It's clear that, halachically, all contracts elevating same-sex relationships to the level of unions are proscribed as a matter of Noahide law. (See midrashim on Bereishis 6:2, and BT Sanhedrin....somewhere between 54b and 59a. I'm still looking)
It's nearly equally clear that there is no solid logical reason to prohibit said relationships and unions, and there even might be salient social policy arguments in favor of the practice. This means that the only remaining objections are axiomatically theological.
Still, if one takes one's belief in Torah MiSinai seriously, one finds oneself intellectually bound to believe in the axiomatic immorality of homosexual unions.
So does that mean that one is therefore obligated to directly support Prop 8?
I'll say no.
I just read an article in the Chovevei journal that illustrated the difference between protesting the objectionable and actually having to put a stop to it.
At first glance, one might think that the Mormons' effort provided the paradigm that all "right-thinking" people should follow, particularly Orthodox Jews. ("Da'as Torah" proponents are usually very uncomfortable when religious groups out-frum the frum in formulating public policy.)
However, I think it would be both morally and religiously sufficient to simply--abstain.
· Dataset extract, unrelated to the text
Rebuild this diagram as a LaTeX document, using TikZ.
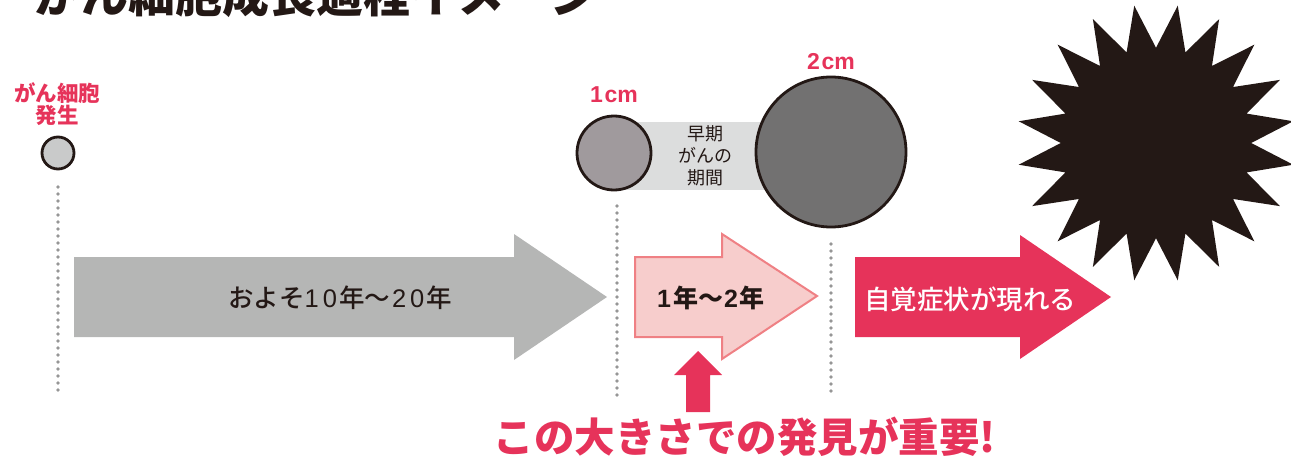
\documentclass[tikz,border=0pt]{standalone}
\usepackage{fontspec}
\setmainfont{Noto Sans CJK JP}
\newfontfamily\jpmed{Noto Sans CJK JP Medium}
\newfontfamily\lat{Liberation Sans}
\usetikzlibrary{shapes.geometric}
\definecolor{jred}{RGB}{230,51,90}
\definecolor{pinkfill}{RGB}{247,205,204}
\definecolor{pinkline}{RGB}{239,128,132}
\definecolor{arrgray}{RGB}{181,182,181}
\definecolor{bandgray}{RGB}{220,221,221}
\definecolor{c0}{RGB}{201,202,202}
\definecolor{c1}{RGB}{160,154,157}
\definecolor{c2}{RGB}{114,113,113}
\definecolor{ink}{RGB}{35,24,21}
\definecolor{dotgray}{RGB}{150,150,150}
\tikzset{
  cell/.style={circle, draw=ink, line width=2.8pt, inner sep=0pt},
  dotline/.style={draw=dotgray, line width=3.6pt, line cap=round, dash pattern=on 0pt off 7pt},
  redlabel/.style={text=jred, align=center, inner sep=0pt},
  arrlabel/.style={inner sep=0pt, text=ink},
}
\begin{document}
\begin{tikzpicture}[x=1pt,y=-1pt]
\useasboundingbox (0,0) rectangle (1291,460);
\begin{scope}
\clip (0,0) rectangle (1291,460);
% title (cut off at top)
\node[anchor=base west, inner sep=0pt, text=ink, font=\fontsize{47}{50}\selectfont\bfseries] (title) at (34,13) {がん細胞成長過程イメージ};
\end{scope}

% dotted guide lines
\coordinate (d0a) at (58,187); \coordinate (d0b) at (58,397);
\coordinate (d1a) at (617,206); \coordinate (d1b) at (617,397);
\coordinate (d2a) at (831,244); \coordinate (d2b) at (831,397);
\draw[dotline] (d0a) -- (d0b);
\draw[dotline] (d1a) -- (d1b);
\draw[dotline] (d2a) -- (d2b);

% cells
\node[cell, fill=c0, minimum size=32pt] (cell0) at (58,153) {};
\node[redlabel, font=\fontsize{21.5}{22}\selectfont\bfseries] (lab0) at (57,104) {がん細胞\\発生};

\fill[bandgray] (614,122) rectangle (780,190);
\node[cell, fill=c1, minimum size=74pt] (cell1) at (614,153) {};
\node[cell, fill=c2, minimum size=150pt] (cell2) at (831,152) {};
\node[redlabel, font=\fontsize{23}{24}\lat\bfseries] (lab1) at (614,95) {1\hspace{1.5pt}cm};
\node[redlabel, font=\fontsize{23}{24}\lat\bfseries] (lab2) at (831,62) {2\hspace{1.5pt}cm};
\node[inner sep=0pt, text=ink, align=center, font=\fontsize{18}{22}\selectfont] (early) at (705,156) {早期\\がんの\\期間};

% star
\node[star, star points=20, star point ratio=1.46, minimum size=278pt, inner sep=0pt, fill=ink, shape border rotate=9] (burst) at (1156,143) {};

% gray arrow
\fill[arrgray] (74,257) -- (514,257) -- (514,234) -- (607,297) -- (514,360) -- (514,337) -- (74,337) -- cycle;
\node[arrlabel, font=\fontsize{25.5}{27}\jpmed] (t1) at (340,298) {およそ{\lat 1\hspace{4pt}0\hspace{2pt}}年～{\lat\hspace{2pt}2\hspace{4pt}0\hspace{2pt}}年};

% pink arrow
\draw[fill=pinkfill, draw=pinkline, line width=2pt, line join=miter] (635,257) -- (722,257) -- (722,234) -- (817,296) -- (722,359) -- (722,337) -- (635,337) -- cycle;
\node[arrlabel, font=\fontsize{25}{27}\selectfont\bfseries] (t2) at (711,298) {{\lat\bfseries 1\hspace{2pt}}年～{\lat\bfseries\hspace{1pt}2\hspace{2pt}}年};

% red arrow
\fill[jred] (855,257) -- (1020,257) -- (1020,235) -- (1111,297) -- (1020,359) -- (1020,337) -- (855,337) -- cycle;
\node[arrlabel, text=white, font=\fontsize{26.5}{28}\jpmed] (t3) at (970,299) {自覚症状が現れる};

% up arrow
\fill[jred] (686,412) -- (686,375) -- (674,375) -- (698,351) -- (722,375) -- (710,375) -- (710,412) -- cycle;
\node[inner sep=0pt, text=jred, font=\fontsize{40.5}{44}\selectfont\bfseries] (msg) at (745,437) {この大きさでの発見が重要!};
\end{tikzpicture}
\end{document}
This is a case where one could be yotzei "protesting" by simply not voting against Prop 8. (And be clear that, even if one's extrareligious conscience is bothered by ostensible religious "homophobia", the Torah's baseline position is not, to say the least, congruent with the current socio-political zeitgeist.)
Why would one not be obligated to go vote for Prop 8 given the opportunity?
There is an argument among liberal cognoscenti (and less-then-cognoscenti) that the full granting of sexual and marital civil rights is an inevitability. This is arguable in either direction; however, the fact that voters in thirty states voted to ban gay marriage does not necessarily postpone the inevitable. Aderabba: one can be certain that when Brown v Board was decided in 1954, even up to the passage of the Civil Rights and Voting Rights Act in 1965, the majority of (at least) the South's (white) citizens were dead set against the granting of ANY legal equality. One must remember, too, that the objections--when they resembled anything rational--were usually either Biblical (Genesis 9:25-27) and/or sexually Darwinian (even now, black male-white female love scenes in mainstream Hollywood are extremely rare). Yet the legislation passed, and has become an inexorable part of our political culture and zeitgeist.
One can claim that the Mormon effort might actually speed up the process. (One should also appreciate the irony of a Mormon effort to pass legislation restricting marriage to one man and one woman. In contradistinction to the "Da'as Torah" influenced fear of other religious groups' out-"frumming" Jews, I thank Hashem Shelo Asani Fundamentalist. They actually make us look good.)